Every investor might have a different threshold for what they consider a generous dividend stock. Some might be content with a Dividend Aristocrat yielding 4% or more. Others might only consider double-digit yields generous. But yield is not the only metric by which to judge a good dividend deal by. You can go with the more conventional value approach and buy dividend stocks that offer a handsome yield and are trading at an attractive valuation.
And if that’s the combination you are looking for (a sizeable yield and amazing value), there are three stocks that you should look into.
A venture capital stock
The junior exchange is curiously short on high-yield stocks, but Firm Capital Property Trust (TSXV:FCD.UN) is an exception. The trust with a market capitalization of just $247 million, making it a micro-cap stock, offers quite a sizeable yield. It’s currently offering a juicy 7% yield.
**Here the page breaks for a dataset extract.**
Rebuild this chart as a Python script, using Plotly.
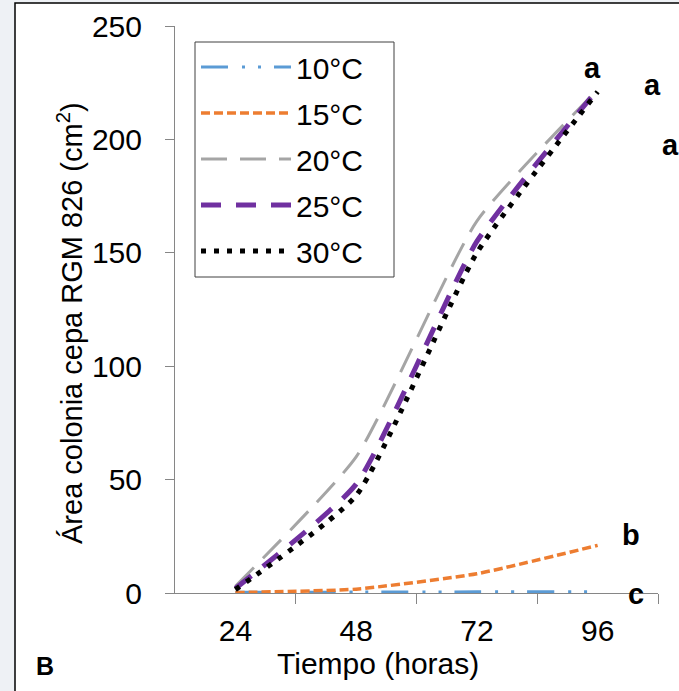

And when it comes to dividends, it’s not just the yield that’s impressive in this stock.
The company has been growing its payouts consecutively since at least 2017, and with five consecutive years of dividend increases under its belt, the stock is ready for the title of Dividend Aristocrat. What’s even more impressive is the highly stable payout ratio of 25.2%. It’s currently trading below its fair value, making it a bargain at its current value.
A commercial real estate lender
Timbercreek Financials (TSX:TF) is another generous dividend stock that’s offering a powerful 7% yield right now. The company might not offer as healthy a valuation deal as Firm Capital does, but it offers a bit more “weight.” It has a market capitalization of about $798 million and steady financials. The five-year compound annual growth rate (CAGR) of 11.9% is also better than a non-existent capital appreciation potential.
Another reason to consider adding this powerful dividend stock to your portfolio is the nature of its business. It’s a commercial real estate lender, allowing it to fill a gap and cater to a market segment that many conventional lenders ignore. Commercial real estate is also not as unstable as the current housing market is. The only chink in its armor is its high payout ratio.
A capital market company
Market crashes are devasting for investors. But they also offer great opportunities to investors since many great businesses are available at discounted prices. The same principle applies to capital market companies like Alaris Equity Partners (TSX:AD.UN).
The company has the capital to invest, and the market, after the devastating aftereffects of the pandemic, is littered with businesses desperately in need of capital to survive. These businesses might offer better returns and terms than they would have at the peak of the pre-pandemic bull market.
This is what I am expecting will fuel the growth of the company and its generous dividends for many years to come. Even now, its mouthwatering 7.1% yield is available at a great value and a stable payout ratio.
Foolish takeaway
The three dividend stocks are not just offering a strong 7% yield (which also looks sustainable for the foreseeable future), but two of them are also undervalued right now. The overall value and return potential the three stocks offer can make them a powerful addition, especially to your Tax-Free Savings Account (TFSA) portfolio, which will ensure that the passive income is tax-free.